The sample injector includes a release lever or other mechanism having cocked and release conditions. When the release is in its release condition, the plunger-driver spring forces the plunger driver to fully insert the plunger. When the release is in its cocked condition, the plunger driver is stopped at a position at which the amount of sample in the syringe is optimized for injection. When from this cocked condition, the release is moved to its release condition, the predetermined amount of sample in the syringe can be injected into an injection port at a predetermined rate by the action of the plunger-driver spring.
Movement of the release from its cocked position to its released position is forced by actuator attached to the interface. As the actuator is moved toward the release, the plunger-driver spring is loaded (deformed so that it applies an increased counterforce). Once the release has been moved past its released position by the actuator, the plunger driver motion is no longer limited by the release. The spring then urges the syringe holder toward the plunger driver. This forces the plunger fully into the syringe so that sample is injected.
The interface assembly ensures alignment of the syringe needle with sample vials (for extraction) and injection septa (for injection). During extraction and injection, the interface assembly typically has a fixed position relative to the injection port or vial. The interface-control lever is configured relative to the interface so that mounting the interface onto a sample vial causes the sample vial to contact the interface-control lever and move it to its extraction orientation. Likewise, the interface-control lever is configured so that mounting the interface onto an injection port (e.g., the septum nut), the injection port contacts the interface-control lever so as to move it to its injection orientation. Thus, the interface-control lever assumes an appropriate orientation automatically.

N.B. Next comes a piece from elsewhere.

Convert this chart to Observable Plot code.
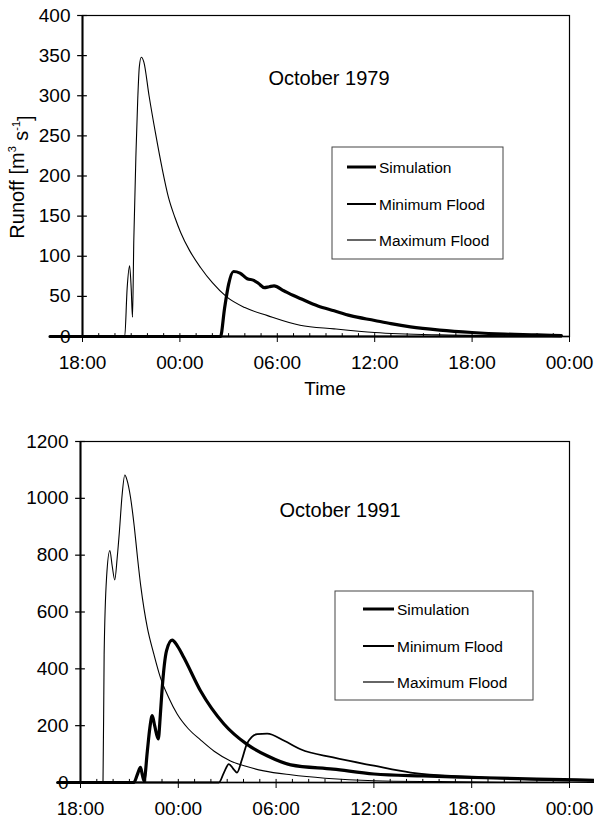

The sample injector also includes a catch that engages and holds a stop arm of the interface-control lever when the sample injector reaches its extraction condition (with the interface-control lever in its extraction orientation). When the stop arm is so caught, the interface spring cannot force the interface and the sample holder apart so that the needle is fixed in an extended position. This position determines the level of the needle tip within the vial, and thus the vial location from which sample is to be extracted. The catch can be attached to the sample holder and is preferably adjustable so that the extraction position, and thus the vial location from which sample is extracted, can be selected.